A rootfinding algorithm produces a sequence of approximations $x_i$, s.t.

$$\lim_{i \to \infty} x_i \to x_*$$
where $f(x_*) = 0$, For analysis, it is convenient to define the errors $e_i = x_i - x_*$

We say that an iterative alg is **$q$-linearly convergent** ($q$ for quotient) if

$$\lim_{i \to \infty} \frac{|e_{i+1}|}{|e_i|} = \rho < 1.$$

where $\rho$ is the convergence factor. Small $\rho$ represents faster convergence.

So, this is satisfied when error gets smaller with each iteration $i$.

On a weaker condition, we say that an iterative alg is **$r$-linearly convergent** or it goes through **linear convergence** if

$$|e_i| \le \epsilon_i$$

for all sufficiently large $i$ when the sequence $\{\epsilon_i\}$ converges $q$-linearly to 0

### Fixed Point Iteration

Consider the iteration $$x_{i+1} = g(x_i)$$

s'pose there was a fixed point $r = g(r)$. By the *mean value theorum*, we have that 

$$ x_{i+1} - r = g(x_i) - g(r) = g'(c_i) (x_i - r) $$

for some $c_i$ between $x_i$ and $r$.

Taking absolute values, $$|e_{i+1}| = |g'(c_i)| |e_i|,$$ 
which converges to zero if $|g'(c_i)| < 1$.

If $|g'(r)| < 1$ then for any $\epsilon > 0$ there is a neighborhood of $r$ such that 

$$|g'(c_i)| < |g'(r)| + \epsilon$$ for 
all $c_i$ in that neighborhood (guaranteed any time $x_i$ is in the neighborhood).
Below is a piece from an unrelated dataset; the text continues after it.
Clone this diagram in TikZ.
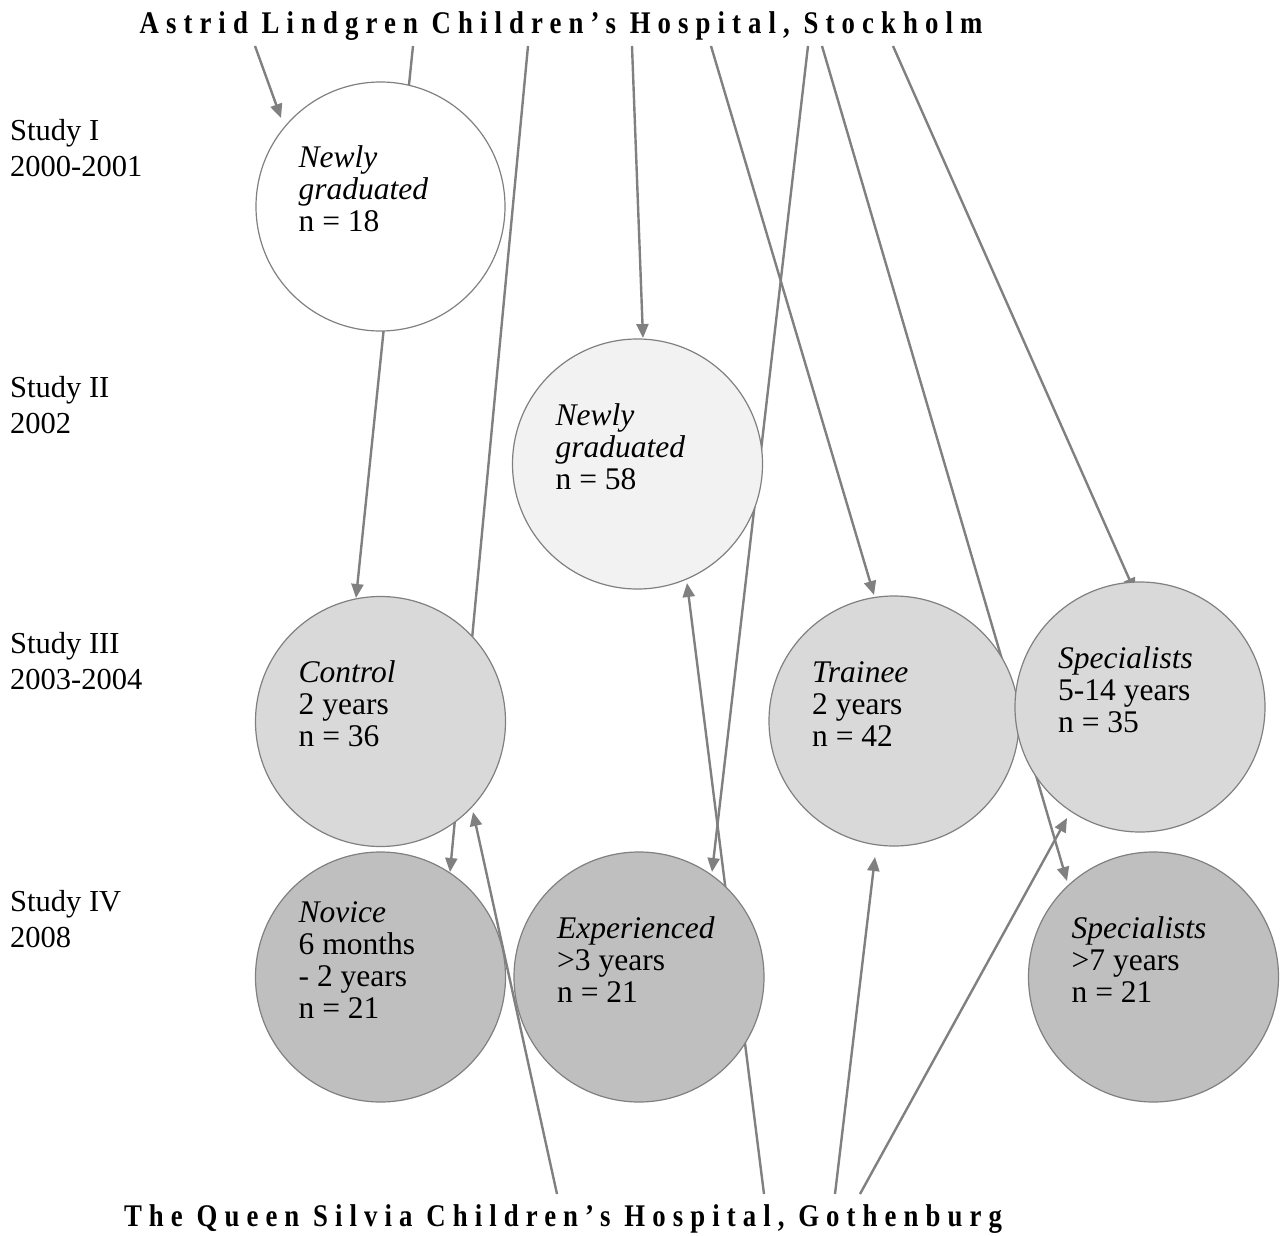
\documentclass[tikz,border=0pt]{standalone}
\usepackage{fontspec}
\setmainfont{Liberation Serif}
\newfontfamily\titlefont[LetterSpace=22.5,FakeStretch=0.85]{Liberation Serif}
\usetikzlibrary{arrows.meta,calc}
\definecolor{linegray}{HTML}{808080}
\definecolor{fillA}{HTML}{FFFFFF}
\definecolor{fillB}{HTML}{F2F2F2}
\definecolor{fillC}{HTML}{D9D9D9}
\definecolor{fillD}{HTML}{BFBFBF}
\begin{document}
\begin{tikzpicture}[x=1pt,y=-1pt,
  circ/.style={circle, draw=linegray, line width=1.2pt, minimum size=250pt, inner sep=0pt},
  ctext/.style={anchor=north west, inner sep=0pt, align=left, font=\fontsize{31.5}{32}\selectfont},
  stext/.style={anchor=north west, inner sep=0pt, align=left, font=\fontsize{30.5}{36}\selectfont},
  ttl/.style={anchor=base, inner sep=0pt, font=\titlefont\bfseries\fontsize{31.5}{32}\selectfont},
  conn/.style={draw=linegray, line width=2.4pt, -{Triangle[length=14pt,width=12pt]}}]
\useasboundingbox (0,0) rectangle (1280,1236);

% titles
\node[ttl] (top) at (561,34) {Astrid Lindgren Children’s Hospital, Stockholm};
\node[ttl] (bot) at (563,1226) {The Queen Silvia Children’s Hospital, Gothenburg};

% study labels
\node[stext] (s1) at (10,114.8) {\strut Study I\\2000-2001};
\node[stext] (s2) at (10,371.8) {\strut Study II\\2002};
\node[stext] (s3) at (10,627.8) {\strut Study III\\2003-2004};
\node[stext] (s4) at (10,885.8) {\strut Study IV\\2008};

% connector end points
\coordinate (sA) at (255,46);  \coordinate (eA) at (281,118);
\coordinate (sB) at (413,46);  \coordinate (eB) at (356,598);
\coordinate (sC) at (528,46);  \coordinate (eC) at (450,872);
\coordinate (sD) at (632,46);  \coordinate (eD) at (643,338);
\coordinate (sE) at (711,46);  \coordinate (eE) at (874,595);
\coordinate (sF) at (808,46);  \coordinate (eF) at (712,872);
\coordinate (sG) at (822,46);  \coordinate (eG) at (1067,881);
\coordinate (sH) at (893,46);  \coordinate (eH) at (1135,592);
\coordinate (bI) at (557,1194); \coordinate (eI) at (473,812);
\coordinate (bJ) at (764,1194); \coordinate (eJ) at (687,583);
\coordinate (bK) at (835,1194); \coordinate (eK) at (875,857);
\coordinate (bL) at (860,1194); \coordinate (eL) at (1067,818);

% connectors (drawn first, circles cover them)
\foreach \a/\b in {sA/eA,sB/eB,sC/eC,sD/eD,sE/eE,sF/eF,sG/eG,sH/eH,bI/eI,bJ/eJ,bK/eK,bL/eL}
  \draw[conn] (\a) -- (\b);

% circles
\node[circ, fill=fillA, minimum size=249pt] (c1) at (380.5,206.5) {};
\node[circ, fill=fillB] (c2) at (637.5,464) {};
\node[circ, fill=fillC] (c3) at (380.5,721.5) {};
\node[circ, fill=fillC] (c4) at (894,721) {};
\node[circ, fill=fillC] (c5) at (1140,707) {};
\node[circ, fill=fillD] (c6) at (380.5,977) {};
\node[circ, fill=fillD] (c7) at (639,977) {};
\node[circ, fill=fillD] (c8) at (1153.5,977) {};

% circle texts
\node[ctext] (t1) at ($(c1.center)+(-82,-61.4)$) {\strut\textit{Newly}\\\textit{graduated}\\n = 18};
\node[ctext] (t2) at ($(c2.center)+(-82,-61.4)$) {\strut\textit{Newly}\\\textit{graduated}\\n = 58};
\node[ctext] (t3) at ($(c3.center)+(-82,-61.4)$) {\strut\textit{Control}\\2 years\\n = 36};
\node[ctext] (t4) at ($(c4.center)+(-82,-61.4)$) {\strut\textit{Trainee}\\2 years\\n = 42};
\node[ctext] (t5) at ($(c5.center)+(-82,-61.4)$) {\strut\textit{Specialists}\\5-14 years\\n = 35};
\node[ctext] (t6) at ($(c6.center)+(-82,-77.4)$) {\strut\textit{Novice}\\6 months\\- 2 years\\n = 21};
\node[ctext] (t7) at ($(c7.center)+(-82,-61.4)$) {\strut\textit{Experienced}\\>3 years\\n = 21};
\node[ctext] (t8) at ($(c8.center)+(-82,-61.4)$) {\strut\textit{Specialists}\\>7 years\\n = 21};
\end{tikzpicture}
\end{document}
#### Theorem: Linear Convergence of Fixed Point Iteration

If $g$ is continuously differentiable, $r = g(r)$, and $|g'(r)| < 1$ then the fixed point iteration $x_{i+1} = g(x_i)$ is locally linearly convergent with rate $|g'(r)|$.

Newton's method has **locally quadratic convergence** to simple roots:

$$\lim_{i \to \infty} \frac{|e_{i+1}|}{|e_i|^2} < \infty.$$

## Conditioning

### Floating point arithmetic
Floating point arithmetic $x \circledast y := \text{float}(x * y)$ is exact within a relative accuracy $\epsilon_{\text{machine}}$.  Formally,
$$ x \circledast y = (x * y) (1 + \epsilon) $$
for some $|\epsilon| \le \epsilon_{\text{machine}}$.

### Absolute Condition Number

Consider a function $f: X \to Y$ and define the *absolute condition number*
$$ \hat\kappa = \lim_{\delta \to 0} \max_{|\delta x| < \delta} \frac{|f(x + \delta x) - f(x)|}{|\delta x|} = \max_{\delta x} \frac{|\delta f|}{|\delta x|}. $$
If $f$ is differentiable, then $\hat\kappa = |f'(x)|$.

### Relative condition number

Given the relative nature of floating point arithmetic, it is more useful to discuss **relative condition number**,
$$ \kappa = \max_{\delta x} \frac{|\delta f|/|f|}{|\delta x|/|x|}
= \max_{\delta x} \Big[ \frac{|\delta f|/|\delta x|}{|f| / |x|} \Big] $$
or, if $f$ is differentiable,
$$ \kappa = \max_{\delta x} |f'(x)| \frac{|x|}{|f|} . $$

How does a condition number get big?

#### Take-home message

The relative accuracy of the best-case algorithm will not be reliably better than $\epsilon_{\text{machine}}$ times the condition number.
$$ \max_{\delta x} \frac{|\delta f|}{|f|} \ge \kappa \cdot \epsilon_{\text{machine}} .$$

## Stability

We use the notation $\tilde f(x)$ to mean a numerical algorithm for approximating $f(x)$.  Additionally, $\tilde x = x (1 + \epsilon)$ is some "good" approximation of the exact input $x$.

### (Forward) Stability
**"nearly the right answer to nearly the right question"**
$$ \frac{\lvert \tilde f(x) - f(\tilde x) \rvert}{| f(\tilde x) |} \in O(\epsilon_{\text{machine}}) $$
for some $\tilde x$ that is close to $x$

### Backward Stability
**"exactly the right answer to nearly the right question"**
$$ \tilde f(x) = f(\tilde x) $$
for some $\tilde x$ that is close to $x$

* Every backward stable algorithm is stable.
* Not every stable algorithm is backward stable.

### Accuracy of backward stable algorithms (Theorem)

A backward stable algorithm for computing $f(x)$ has relative accuracy
$$ \left\lvert \frac{\tilde f(x) - f(x)}{f(x)} \right\rvert \in O(\kappa(f) \epsilon_{\text{machine}}) . $$
This is a rewording of a statement made earlier -- backward stability is the best case.